After taking a few pictures at the entrance to the shire we we're then led around a series of paths past countless Hobbit holes - there are 44 of them in total. Each one had such a high level of detailing such as recently picked flowers in the windows, real smoke from chimneys fuelled by wood burning fires, tiny little clothes drying on washing lines and a variety of other small customisations which made each one look a home. It was truly magical. However, the one hobbit hole we really wanted to see was Bagend, home to Bilbo & Frodo.
Located at the top of the hill it overlooks the lake, the Green Dragon, the party field and pretty much all of Hobbiton. This Hobbit hole is also the only one with anything substantial behind its' door such that the camera crews could film Frodo/Bilbo opening the door to the likes of Gandalf. The remainder of interior shots were completed in the Wellington studio but despite the lack of an interior it's still incredibly impressive.
Our tour guide let us in on even more tricks of the trade and told us the tree atop of the hill is in fact fake and made of plastic and steel. The reasoning behind this was simply down to the fact that any real tree of that size would have roots a significant distance into the terrain of which digging would kill it. Each of the leaves are made of plastic and individually spray-painted for the season. Due to Cyclone Cook a lot of the leaves had been forced from the tree and we were encouraged to take them as souvenirs.
After Bag End we followed the path back down the hill via Samwise Gamgee's house before coming to the party field. Looking rather silent compared to the party scenes from the movies, our tour guide later went on to explain how all of the cast were in fact rather tipsy when filming them. Peter Jackson wanted the cast to feel comfortable with dancing so commissioned a local brewery to create a 1% dark stout named "SobeRing Thought" - notice the pun there? - which would allow them to enjoy themselves but not be blindingly drunk should multiple takes be required. The tour guide claimed that the recipe had since been misplaced so none was available for purchase.
Finishing up our tour we continued down the hill towards the lake/river and entered the Green Dragon pub. Previously only a facade for the films but later reconstructed and opened to the public in 2012, each of us were offered a complimentary beer/cider/ginger beer from local breweries before hopping back on the bus to the carpark. I made sure to enjoy mine sat in front of the wood burning fire in perhaps the most comfy arm chair I've ever sat in!

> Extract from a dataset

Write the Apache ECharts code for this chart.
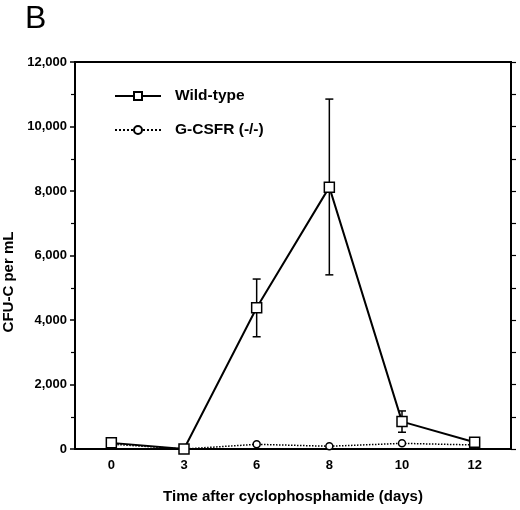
<!DOCTYPE html>
<html>
<head>
<meta charset="utf-8">
<script src="https://cdn.jsdelivr.net/npm/echarts@6/dist/echarts.min.js"></script>
<style>
  html, body { margin: 0; padding: 0; background: #fff; }
  #chart { width: 520px; height: 510px; }
</style>
</head>
<body>
<div id="chart"></div>
<script>
// days after cyclophosphamide
var days = ['0', '3', '6', '8', '10', '12'];
// wild-type mean and error bar ends
var wildType = [190, 0, 4380, 8120, 850, 210];
var wildLow = [null, null, 3480, 5400, 520, null];
var wildHigh = [null, null, 5270, 10850, 1180, null];
// G-CSFR (-/-)
var knockout = [150, 0, 145, 85, 175, 125];

var FONT = 'Liberation Sans';

var errData = [];
for (var i = 0; i < days.length; i++) {
  if (wildLow[i] != null) errData.push([i, wildLow[i], wildHigh[i]]);
}

var myChart = echarts.init(document.getElementById('chart'));

var option = {
  backgroundColor: '#fff',
  animation: false,
  title: {
    text: 'B',
    left: 25,
    top: 3,
    padding: 0,
    textStyle: { fontFamily: FONT, fontSize: 32, fontWeight: 'normal', color: '#000' }
  },
  legend: {
    orient: 'vertical',
    left: 109,
    top: 83,
    itemWidth: 46,
    itemHeight: 10,
    itemGap: 18,
    data: ['Wild-type', 'G-CSFR (-/-)'],
    textStyle: { fontFamily: FONT, fontSize: 15.5, fontWeight: 'bold', color: '#000', padding: [0, 0, 0, 9] }
  },
  grid: {
    left: 75, right: 9, top: 62, bottom: 61,
    show: true, borderColor: '#000', borderWidth: 2, backgroundColor: 'transparent'
  },
  xAxis: [{
    type: 'category',
    data: days,
    boundaryGap: true,
    name: 'Time after cyclophosphamide (days)',
    nameLocation: 'middle',
    nameGap: 40,
    nameTextStyle: { fontFamily: FONT, fontSize: 15, fontWeight: 'bold', color: '#000' },
    axisLine: { lineStyle: { color: '#000', width: 2 } },
    axisTick: { alignWithLabel: true, length: 6, lineStyle: { color: '#000', width: 1.5 } },
    axisLabel: { margin: 10, fontFamily: FONT, fontSize: 13, fontWeight: 'bold', color: '#000' },
    splitLine: { show: false }
  }, {
    // small ticks between the days
    type: 'category',
    data: days,
    boundaryGap: true,
    position: 'bottom',
    axisLine: { show: false },
    axisTick: { length: 3, lineStyle: { color: '#000', width: 1.2 } },
    axisLabel: { show: false },
    splitLine: { show: false }
  }],
  yAxis: [{
    type: 'value',
    min: 0,
    max: 12000,
    interval: 2000,
    axisLine: { show: true, lineStyle: { color: '#000', width: 2 } },
    axisTick: { show: true, length: 5, lineStyle: { color: '#000', width: 1.5 } },
    minorTick: { show: true, splitNumber: 2, length: 4, lineStyle: { color: '#000', width: 1.2 } },
    axisLabel: {
      margin: 8, fontFamily: FONT, fontSize: 13, fontWeight: 'bold', color: '#000',
      formatter: function (v) { return v.toLocaleString('en-US'); }
    },
    splitLine: { show: false }
  }, {
    type: 'value',
    position: 'right',
    min: 0,
    max: 12000,
    interval: 1000,
    axisLine: { show: true, lineStyle: { color: '#000', width: 2 } },
    axisTick: { show: true, length: 5, lineStyle: { color: '#000', width: 1.2 } },
    axisLabel: { show: false },
    splitLine: { show: false }
  }],
  graphic: [{
    type: 'text',
    x: 9,
    y: 282,
    rotation: Math.PI / 2,
    style: {
      text: 'CFU-C per mL',
      font: 'bold 15px "Liberation Sans"',
      fill: '#000',
      align: 'center',
      verticalAlign: 'middle'
    }
  }],
  series: [{
    name: 'G-CSFR (-/-)',
    type: 'line',
    data: knockout,
    symbol: 'circle',
    symbolSize: 7,
    z: 2,
    lineStyle: { color: '#000', width: 1.5, type: 'dotted' },
    itemStyle: { color: '#fff', borderColor: '#000', borderWidth: 1.5 }
  }, {
    type: 'custom',
    name: 'err',
    z: 3,
    data: errData,
    renderItem: function (params, api) {
      var lo = api.coord([api.value(0), api.value(1)]);
      var hi = api.coord([api.value(0), api.value(2)]);
      var w = 4;
      var st = { stroke: '#000', lineWidth: 1.5 };
      return {
        type: 'group',
        children: [
          { type: 'line', shape: { x1: lo[0], y1: lo[1], x2: hi[0], y2: hi[1] }, style: st },
          { type: 'line', shape: { x1: lo[0] - w, y1: lo[1], x2: lo[0] + w, y2: lo[1] }, style: st },
          { type: 'line', shape: { x1: hi[0] - w, y1: hi[1], x2: hi[0] + w, y2: hi[1] }, style: st }
        ]
      };
    }
  }, {
    name: 'Wild-type',
    type: 'line',
    data: wildType,
    symbol: 'rect',
    symbolSize: 10,
    z: 4,
    lineStyle: { color: '#000', width: 2 },
    itemStyle: { color: '#fff', borderColor: '#000', borderWidth: 1.5 }
  }]
};

myChart.setOption(option);
</script>
</body>
</html>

All in all I loved every minute of my time at Hobbiton and the two hours you're allocated seemed to be over before it had even begun! If you're ever in New Zealand I would 100% recommend you pay these guys a visit as you shall not regret it. We opted for the first tour of the day which meant there wouldn't be any groups ahead of us providing us ample time for photo opportunities both at Hobbit holes and more the public areas where a few heads in the distance would ruin your photo.